Tuesday, February 1, 2011

From the Irish Times:Free online course materials will revolutionise third-level education

This is a reaction to the above article by Brian Mooney writing in the Irish times today, the First of February 2011. In the article he extolled the virtues of MIT opencourseware.
MIT is great, and I love the open course ware initiative, but its only one small shelf in a very big open-source learning bookstore! Have you looked at whats available through ItunesU? This has all of the MIT stuff + Berkley +Harvard, +....hundreds of universities, and Museums and other such.  Its a great resource for the learner.
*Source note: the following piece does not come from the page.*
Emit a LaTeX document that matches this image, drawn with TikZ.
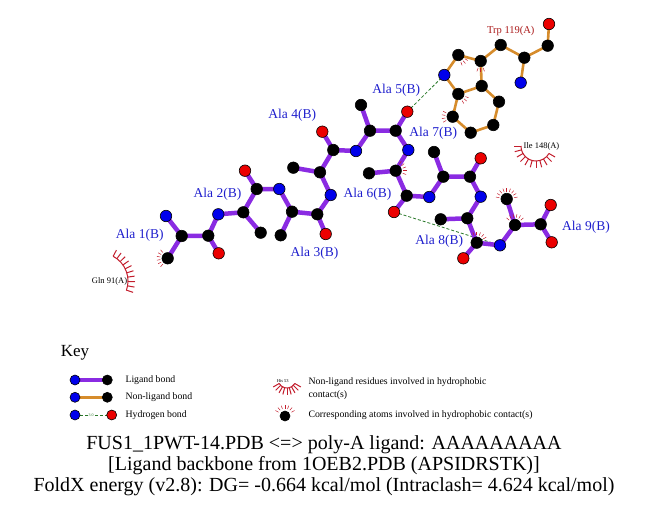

Here is another source of such materials, this came up on the CESI list in response to the Irish times article:
 http://cnx.org/ 
 
The second interesting trend is the emergence of degree replacements such as "Microsoft Certified", where it doesn't matter where you get the learning, once you sit the exams and pass, you get the piece of paper.  In this way we see the learning and the certification being de-coupled with the later being given the imprimatur of an internationally accepted (albeit commercial) standard.
City and Guilds in London used to do something like this, and The university of London also had a very early distance education program with a good reputation.  This is a field where we will see more players entering in the near future.